Dame Ann Begg, chairman of of the commons work and pensions committee, told BBC News: "More than 50% of benefits go to people in work but on the low pay end.

"So give the double whammy of lower wages and lower benefits and they are going to be hurt badly."

Wealth taxes

In recent years inflation has risen at a far higher rate than average earnings - Whitehall officials say a switch since 2008/9 would have saved £14bn.

The government needs to find £10bn of extra savings in the welfare budget.

But sources told the BBC Newsnight's Allegra Stratton that the detail of how to make these cuts had not yet been discussed. They would not be drawn on which policies were being looked at.

If Prime Minister David Cameron pushes ahead with the plan it is likely to spark a furious row between the Conservatives and their coalition partners the Liberal Democrats, who have repeatedly blocked moves to cut benefits.
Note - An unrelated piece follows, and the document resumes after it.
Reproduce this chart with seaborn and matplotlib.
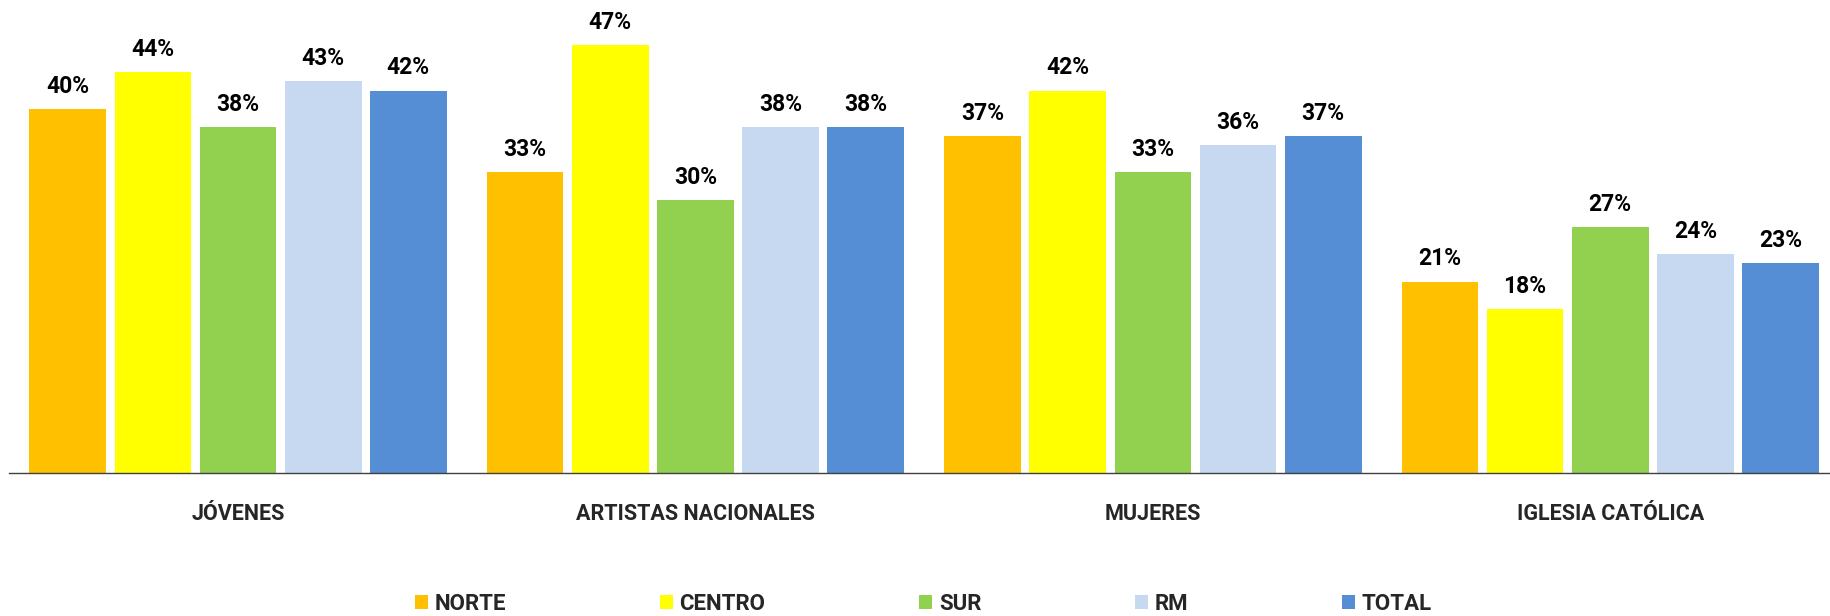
import matplotlib
matplotlib.use("Agg")
import matplotlib.pyplot as plt
import seaborn as sns
import pandas as pd
import numpy as np

categories = ["JÓVENES", "ARTISTAS NACIONALES", "MUJERES", "IGLESIA CATÓLICA"]
regions = ["NORTE", "CENTRO", "SUR", "RM", "TOTAL"]
norte = [0.40, 0.33, 0.37, 0.21]
centro = [0.44, 0.47, 0.42, 0.18]
sur = [0.38, 0.30, 0.33, 0.27]
rm = [0.43, 0.38, 0.36, 0.24]
total = [0.42, 0.38, 0.37, 0.23]
colors = ["#FFC000", "#FFFF00", "#92D050", "#C6D9F1", "#558ED5"]

series = [norte, centro, sur, rm, total]
rows = []
for reg, vals in zip(regions, series):
    for cat, v in zip(categories, vals):
        rows.append({"cat": cat, "region": reg, "val": v})
df = pd.DataFrame(rows)

sns.set_style("white")
plt.rcParams['font.family'] = ['Roboto', 'DejaVu Sans']

fig = plt.figure(figsize=(18.30, 6.16), dpi=100)
ax = fig.add_axes([9.3 / 1830, 1 - 472.7 / 616, (1839 - 9.3) / 1830, 455 / 616])

sns.barplot(data=df, x="cat", y="val", hue="region", order=categories,
            hue_order=regions, palette=colors, saturation=1, width=0.931,
            gap=0.1, dodge=True, ax=ax, legend=True, errorbar=None,
            linewidth=0)

for cont in ax.containers:
    ax.bar_label(cont, labels=[f"{v*100:.0f}%" for v in cont.datavalues],
                 padding=8, fontsize=16.5, fontweight="bold", color="black")

ax.set_ylim(0, 0.5)
ax.set_xlim(-0.5, 3.5)
ax.set_xlabel("")
ax.set_ylabel("")
ax.set_yticks([])
for s in ["top", "right", "left"]:
    ax.spines[s].set_visible(False)
ax.spines["bottom"].set_color("#404040")
ax.spines["bottom"].set_linewidth(1.0)
ax.tick_params(axis="x", which="major", length=0, pad=22, labelsize=15.5)
for lbl in ax.get_xticklabels():
    lbl.set_fontweight("bold")
ax.set_xticks(np.arange(-0.5, 4.0, 1.0), minor=True)
ax.tick_params(axis="x", which="minor", length=6, width=1.0, color="#404040",
               direction="out")

handles, labels = ax.get_legend_handles_labels()
ax.get_legend().remove()
leg = fig.legend(handles, labels, loc="center", bbox_to_anchor=(0.5045, 0.02),
                 ncol=5, frameon=False, fontsize=16, columnspacing=6.9,
                 handlelength=0.6, handleheight=0.6, handletextpad=0.3)
for t in leg.get_texts():
    t.set_fontweight("bold")

fig.savefig("out.png", dpi=100)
Many Lib Dems believe the coalition should find the further £10bn of cuts through tax rises such as wealth taxes and there should be no further cuts to welfare.

An increasing number believe the welfare budget is already straining to bring in its current £18bn of cuts.

The IPPR think tank has estimated that had benefits been linked to earnings, not inflation, over the last few years, Jobseeker's allowance would be a weekly £66.81 rather than £71.

'Chaotic'

Sources said they were mindful of the risk of pushing benefit claimants into poverty, but that there was potential for massive savings.

"Benefits are rising faster than earnings; this does not encourage people to go to work. Benefits were never meant to be a salary replacement," one official told the BBC.

It comes amid reports Prime Minister David Cameron wants to "put the brakes on" planned reforms to the state pension, which would see the introduction of a flat rate of about £140 a week.

The reforms, announced in Chancellor George Osborne' s March Budget, would see the end of the state second pension.

But the Financial Times reports Mr Cameron has ordered a rethink over fears the move would alienate many Conservative voters including high earners who would no longer be able to boost their retirement incomes through the state second pension.

Commenting on stories about pensions and benefits, Labour's shadow work and pensions secretary Liam Byrne said: "Iain Duncan Smith's department is now so chaotic they can't even agree with themselves - with this shambles it's no wonder half the Cabinet wanted him sacked.

"If David Cameron and George Osborne want to start to fill the big hole in the public finances caused by the failure of their economic plan, they should start by looking at their tax cut for millionaires."

Labour leader Ed Miliband last week confirmed his party would be forced to cut benefits if it returned to power but would place the emphasis on "predistribution" to ensure the low paid got better paid jobs.